Interpreted, this concerns the men of truth who keep the law, whose hands shall not slacken in the service of truth when the final age is prolonged. For all the ages of God reach their appointed end as he determines for them in the mysteries of his prudence. (1QpHab 7:1-14)

This passage concerns the community’s perception of Scripture. We have already seen from the
Damascus Document
that they regarded the law as their own special preserve: a well requiring excavation. Now we see that they think the same about the prophets,
[17]
whose utterances have come to be thought of as mysteries that cannot be understood without a special revelation, a conviction that entails the surprising belief that the prophets themselves did not really understand what they were saying. Moreover, we now learn that this divinely inspired insight into the meaning of Scripture is the prerogative of the Teacher of Righteousness.

The
Community Rule

The passage from the
Damascus Document
that we have already discussed sheds light on another document, perhaps the most important of all the manuscripts found at Qumran. This document, which soon came to be called the
Community Rule
, was one of the first to be found, and was published as early as 1951 under the title of
The Manual of Discipline
. (Subsequently a number of smaller fragments of ten other manuscripts of the Rule were found in Caves 4 and 5.) This is how Vermes describes its contents: it “contains extracts from liturgical ceremonies, an outline of a tractate on the spirits of truth and falsehood, statutes concerned with initiation into the sect and with its common life, organization and discipline, a penal code, and finally a poetic dissertation on the fundamental religious duties of the Master and his disciples, and on the sacred seasons proper to the community.”
[18]
 Here is part of a section that deals with the formal acceptance of aspirants into the community:

Whoever approaches the Council of the Community shall enter the Covenant of God in the presence of those who have freely pledged themselves. He shall undertake by a binding oath to return to every commandment of the Law of Moses
in accordance with all that has been revealed of it to the sons of Zadok, the Priests, Keepers of the Covenant and Seekers of his will, and to the multitude of the men of their Covenant
who together have freely pledged themselves to his truth and to walking the way of his delight. (1QS 5.9-10, trans. Vermes)

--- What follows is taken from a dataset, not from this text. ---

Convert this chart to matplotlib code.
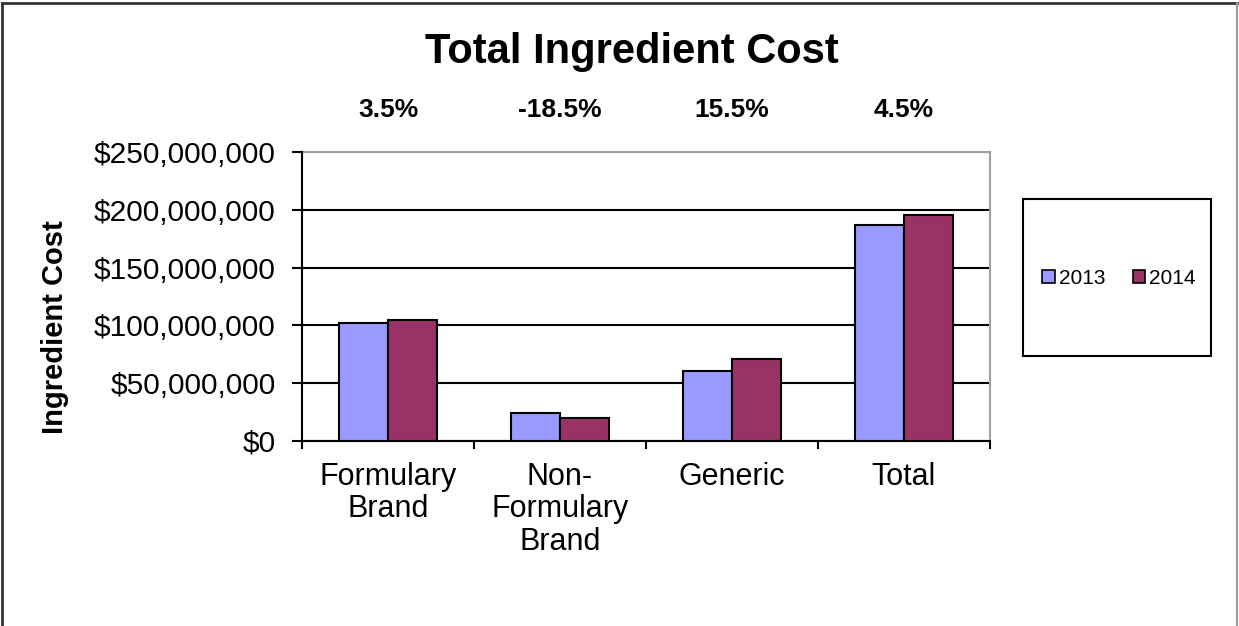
import numpy as np
import matplotlib
matplotlib.use("Agg")
import matplotlib.pyplot as plt
from matplotlib.patches import Patch, Rectangle
from matplotlib.lines import Line2D
from matplotlib.ticker import FuncFormatter
from matplotlib.transforms import blended_transform_factory

plt.rcParams['font.family'] = ['Liberation Sans', 'DejaVu Sans']

# data
categories = ["Formulary\nBrand", "Non-\nFormulary\nBrand", "Generic", "Total"]
cost_2013 = [101.8e6, 24.3e6, 60.7e6, 187.2e6]
cost_2014 = [105.0e6, 19.6e6, 70.8e6, 195.9e6]
pct_change = ["3.5%", "-18.5%", "15.5%", "4.5%"]
years = ["2013", "2014"]
colors = ["#9999FF", "#993366"]

W, H = 1239, 626
fig = plt.figure(figsize=(W / 100, H / 100), dpi=100)
ax = fig.add_axes([302 / W, 1 - 440.7 / H, (990 - 302) / W, (440.7 - 152.3) / H])

x = np.arange(len(categories))
bw = 0.282
ax.bar(x - bw / 2, cost_2013, bw, color=colors[0], edgecolor="black", linewidth=1.5, zorder=3)
ax.bar(x + bw / 2, cost_2014, bw, color=colors[1], edgecolor="black", linewidth=1.5, zorder=3)

ax.set_xlim(-0.5, len(categories) - 0.5)
ax.set_ylim(0, 250e6)
ax.set_yticks(np.arange(0, 250e6 + 1, 50e6))
ax.yaxis.set_major_formatter(FuncFormatter(lambda v, p: f"${v:,.0f}"))
ax.tick_params(axis="y", direction="out", length=7, width=1.5, pad=12, labelsize=21.5)
ax.yaxis.grid(True, color="black", linewidth=1.5, zorder=1)

ax.set_xticks(x)
ax.set_xticklabels(categories, fontsize=22, linespacing=1.12, va="top")
ax.tick_params(axis="x", which="major", length=0, pad=15)
ax.set_xticks(np.arange(-0.5, len(categories)), minor=True)
ax.tick_params(axis="x", which="minor", direction="out", length=6, width=1.5)

for side in ["left", "bottom"]:
    ax.spines[side].set_color("black")
    ax.spines[side].set_linewidth(1.5)
for side in ["top", "right"]:
    ax.spines[side].set_color("#a0a0a0")
    ax.spines[side].set_linewidth(1.5)
ax.spines["top"].set_zorder(2)

# percent change labels above each category
trans = blended_transform_factory(ax.transData, fig.transFigure)
for xi, txt in zip(x, pct_change):
    ax.text(xi, 1 - 110 / H, txt, transform=trans, ha="center", va="center",
            fontsize=19, fontweight="bold")

fig.text(632 / W, 1 - 52 / H, "Total Ingredient Cost", ha="center", va="center",
         fontsize=30, fontweight="bold")
fig.text(55 / W, 1 - 327 / H, "Ingredient Cost", rotation=90, ha="center", va="center",
         fontsize=21, fontweight="bold")

# legend box
fig.patches.append(Rectangle((1023 / W, 1 - 356 / H), (1211 - 1023) / W, (356 - 199) / H,
                             transform=fig.transFigure, facecolor="white",
                             edgecolor="black", linewidth=1.5))
handles = [Patch(facecolor=c, edgecolor="black", linewidth=1.2) for c in colors]
fig.legend(handles, years, loc="center", bbox_to_anchor=(1119 / W, 1 - 278 / H), ncol=2,
           frameon=False, fontsize=15, handlelength=0.6, handleheight=0.6,
           handletextpad=0.2, columnspacing=1.3)

# outer chart frame
fig.add_artist(Line2D([2 / W, 2 / W], [0, 1 - 3 / H], transform=fig.transFigure, color="#333333", linewidth=2))
fig.add_artist(Line2D([2 / W, 1237 / W], [1 - 3 / H, 1 - 3 / H], transform=fig.transFigure, color="#333333", linewidth=2))
fig.add_artist(Line2D([1237 / W, 1237 / W], [0, 1 - 3 / H], transform=fig.transFigure, color="#999999", linewidth=1.5))

fig.savefig("out.png", dpi=100, facecolor="white")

The clear implication here is that the law cannot be properly understood without some additional revelation reserved for the priests, the sons of Zadok, who are those who keep the covenant. A little further on, still in the context of the solemn admission into the community, the Interpreter is enjoined not to conceal from those “set apart as holy . . . any of those things hidden from Israel which have been discovered by him” (8:11), secrets, that is to say, disclosed to the Interpreter but hidden from Israel as a whole. At this point the new members are urged to “separate from the habitation of the unjust and go into the wilderness to prepare there the way of him,” that is to say, the path spoken of by Isaiah, which the writer understands to mean “the study of Law which he commanded by the hand of Moses” (1QS 8:16-17; 4Q259 frag. 3, lines 4-5).